Shreve hails from Alberta but the narrator describes how he and Quentin are “connected” by the “Continental Trough, that River which runs not only through the physical land of which it is the geologic umbilical, not only runs through the spiritual lives of the beings within its scope” (AA 208). Their connection to each other is described as being a result of a connection with their homelands strengthening the Faulknerian concept of a physical environment and its history playing a major role in the character of a person. The landscape is influencing these characters on a “spiritual” level just as it influences the many Southern characters of Faulkner’s novels that are fated by their very environments. The beginning of the novel introduces Quentin as, “still too young to deserve yet to be a ghost but nevertheless having to be one for all that, since he was born and bred in the deep South”(AA 4). He has inherited the history and is unable to escape becoming a part of the ever flowing cultural consciousness. The haunted state of the South is mentioned while Quentin prepares to listen to Rosa Coldfield’s history. He feels split between denial of his own identity as a southern ghost and the accepting of being “in the South, the deep South dead since 1865 and peopled with garrulous outraged baffled ghosts, listening, having to listen, to one of the ghosts which had refused to lie still even longer than most had, telling him about old ghost-times” (AA 4). Quentin understands the effect being a Southerner has on people during this time haunted by the “lost cause” of the Civil War. In this moment the reader can see the tension that this awareness causes in Quentin, a split identity between the haunted Southerner and the Southerner trying to evade his country’s past.

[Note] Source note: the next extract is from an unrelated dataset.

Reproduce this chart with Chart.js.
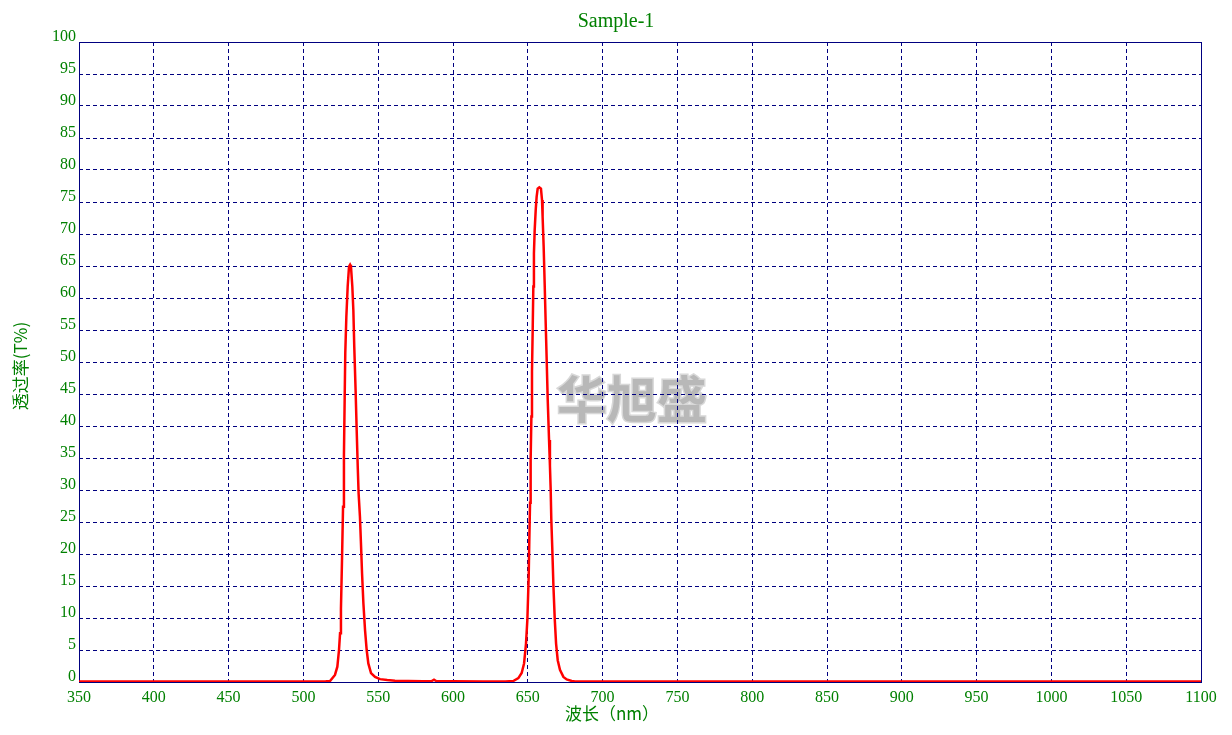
<!DOCTYPE html>
<html>
<head>
<meta charset="utf-8">
<script src="https://cdn.jsdelivr.net/npm/chart.js@4"></script>
<style>
  html, body { margin: 0; padding: 0; background: #fff; }
  #wrap { width: 1232px; height: 735px; }
</style>
</head>
<body>
<div id="wrap"><canvas id="spec" width="1232" height="735"></canvas></div>
<script>
'use strict';

// ── data ────────────────────────────────────────────────────
const chartTitle = 'Sample-1';
const xTitle = '波长（nm）';
const yTitle = '透过率(T%)';
const watermark = '华旭盛';

const wavelengths = [
  350, 400, 450, 500, 510, 515, 517.8, 521.1, 522.7, 523.8, 524.5, 525.1,
  525.8, 526.5, 527.1, 527.6, 528.0, 528.7, 529.6, 530.5, 531.2, 531.8,
  532.7, 533.4, 534.0, 534.9, 535.6, 536.3, 536.9, 537.8, 538.5, 539.2,
  540.1, 541.2, 542.3, 543.4, 545.2, 547.9, 551.2, 556, 561.2, 570, 580,
  585.5, 587.3, 589, 600, 620, 635, 640.3, 643.7, 645.9, 647.5, 648.8,
  649.7, 650.6, 651.0, 651.5, 651.9, 652.4, 652.8, 653.3, 653.7, 654.1,
  654.6, 655.3, 655.9, 656.6, 657.7, 658.8, 659.5, 659.9, 660.6, 661.3,
  661.9, 662.6, 663.3, 664.2, 664.8, 665.3, 665.7, 666.4, 667.1, 668.0,
  668.9, 670.0, 671.5, 673.8, 676.0, 679.3, 681.6, 700, 800, 900, 1000, 1100
];
const transmission = [
  0.08, 0.08, 0.08, 0.08, 0.08, 0.1, 0.15, 1.1, 2.4, 5.0, 7.6, 11.5,
  19.0, 27.4, 35.5, 44.5, 51.5, 57.0, 61.8, 64.9, 65.2, 64.9,
  61.8, 58.0, 52.4, 45.5, 39.5, 33.8, 29.5, 25.8, 21.5, 17.0,
  12.3, 8.1, 5.0, 2.9, 1.4, 0.8, 0.45, 0.3, 0.2, 0.15, 0.12,
  0.12, 0.35, 0.12, 0.1, 0.08, 0.08, 0.16, 0.6, 1.4, 2.9, 6.0,
  9.7, 16.5, 22.0, 28.0, 34.7, 41.5, 48.5, 55.5, 61.8, 67.0,
  70.6, 73.8, 75.8, 77.1, 77.3, 77.1, 75.3, 72.7, 68.0, 62.0,
  56.6, 50.5, 44.2, 37.8, 33.8, 30.0, 25.5, 20.6, 15.2, 9.9,
  6.0, 3.4, 1.9, 0.8, 0.4, 0.16, 0.08, 0.08, 0.08, 0.08, 0.08, 0.08
];

const xMin = 350, xMax = 1100, xStep = 50;
const yMin = 0, yMax = 100, yStep = 5;

const GREEN = '#008000';
const NAVY = '#000080';
const SERIF = "'Liberation Serif','Times New Roman',serif";
const CJK = "'Noto Sans CJK SC','Liberation Serif',sans-serif";

// ── plugins: watermark, frame, titles ───────────────────────
const decor = {
  id: 'decor',
  beforeDraw(chart) {
    const { ctx } = chart;
    ctx.save();
    ctx.fillStyle = '#fff';
    ctx.fillRect(0, 0, chart.width, chart.height);
    ctx.font = `bold 50px ${CJK}`;
    ctx.textAlign = 'center';
    ctx.textBaseline = 'middle';
    ctx.lineWidth = 3;
    ctx.strokeStyle = '#d8d8d8';
    ctx.strokeText(watermark, 632, 399);
    ctx.fillStyle = '#b8b8b8';
    ctx.fillText(watermark, 632, 399);
    ctx.restore();
  },
  beforeDatasetsDraw(chart) {
    const { ctx, chartArea: a } = chart;
    ctx.save();
    ctx.strokeStyle = NAVY;
    ctx.lineWidth = 1;
    ctx.setLineDash([]);
    ctx.strokeRect(Math.round(a.left) + 0.5, Math.round(a.top) + 0.5,
      Math.round(a.right - a.left), Math.round(a.bottom - a.top));
    ctx.restore();
  },
  afterDraw(chart) {
    const { ctx, chartArea: a } = chart;
    const cx = chart.width / 2;
    ctx.save();
    ctx.fillStyle = GREEN;
    ctx.textAlign = 'center';
    ctx.textBaseline = 'middle';
    ctx.font = `20px ${SERIF}`;
    ctx.fillText(chartTitle, cx, 22);
    ctx.font = `17px ${CJK}`;
    ctx.fillText(xTitle, cx - 4, 714);
    ctx.translate(21, (a.top + a.bottom) / 2 + 4);
    ctx.rotate(-Math.PI / 2);
    ctx.fillText(yTitle, 0, 0);
    ctx.restore();
  }
};

new Chart(document.getElementById('spec').getContext('2d'), {
  type: 'line',
  data: {
    datasets: [{
      data: wavelengths.map((w, i) => ({ x: w, y: transmission[i] })),
      borderColor: '#ff0000',
      borderWidth: 2.5,
      pointRadius: 0,
      tension: 0,
      fill: false,
    }]
  },
  options: {
    responsive: false,
    animation: false,
    devicePixelRatio: 1,
    layout: { padding: { left: 0, right: 31, top: 42, bottom: 0 } },
    plugins: {
      legend: { display: false },
      tooltip: { enabled: false },
    },
    scales: {
      x: {
        type: 'linear',
        min: xMin, max: xMax,
        afterFit: s => { s.height = 53; },
        afterBuildTicks: s => {
          s.ticks = [];
          for (let v = xMin; v <= xMax; v += xStep) s.ticks.push({ value: v });
        },
        grid: { color: NAVY, lineWidth: 1, drawTicks: false },
        border: { display: false, dash: [4, 3] },
        ticks: { color: GREEN, padding: 6, maxRotation: 0, autoSkip: false,
          callback: v => String(v),
          font: { family: SERIF, size: 16 } },
      },
      y: {
        type: 'linear',
        min: yMin, max: yMax,
        afterFit: s => { s.width = 79; },
        afterBuildTicks: s => {
          s.ticks = [];
          for (let v = yMin; v <= yMax; v += yStep) s.ticks.push({ value: v });
        },
        grid: { color: NAVY, lineWidth: 1, drawTicks: false },
        border: { display: false, dash: [4, 3] },
        ticks: { color: GREEN, padding: 3, labelOffset: -5, autoSkip: false,
          callback: v => String(v),
          font: { family: SERIF, size: 16 } },
      }
    }
  },
  plugins: [decor]
});
</script>
</body>
</html>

This creation of ghosts in the South is also explained by Jason Compson when he justifies the town’s allowance of Rosa Coldfield’s strange behavior. Mr. Compson explains how the southern gentleman made their “women into ladies. Then the War came and made the ladies into ghosts” (AA 7). Therefore, in his explanation, it is only proper for “being gentleman” to “but listen to them being ghosts” (AA 7). War is responsible for the creation of living ghosts who once lived the lives of aristocratic ladies but now are only left haunting their own lives, now seemingly over since the war, and retelling the ghost stories of themselves and their country. Quentin absorbs this story and Shreve is left to interpret the epic tragedy of Tom Sutpin from this ghost of the deep South passing on the tale too as it has already been passed through generations.

The ghostliness of AA reflects the way the South is like a “vacuum” where history is never history and the past is never dead. The forum of Quentin and Shreve’s storytelling actual history and what may or probably happened forces Quentin to recognize his culture and the ghosts that haunt his culture’s consciousness. “I am listening to it all over again I shall have to never listen to anything else but this again forever so apparently not only a man never outlives his father but not even his friends and acquaintances do” (AA 222). Quentin’s thoughts on having to listen to and repeat the Sutpin tale over and over again reflects the haunting imprint the past has on the southern consciousness. The repetition of the story keeps it alive and breathing in the minds of the story tellers and the audience.

The haunted South is embodied in Quentin Compson and his relationship with the outsider Shreve allows for the reader to see the nature of this haunted place more clearly. Faulkner’s use of Shreve solidifies the skeptical perspective he maintains in his epic tale of the South. The storytelling frame of Quentin and Shreve reinforce the trope of ghosts of the past haunting the present through the telling of their ghost stories; they are the Southern legacy which has been passed down since the shock of the failure of the Civil War.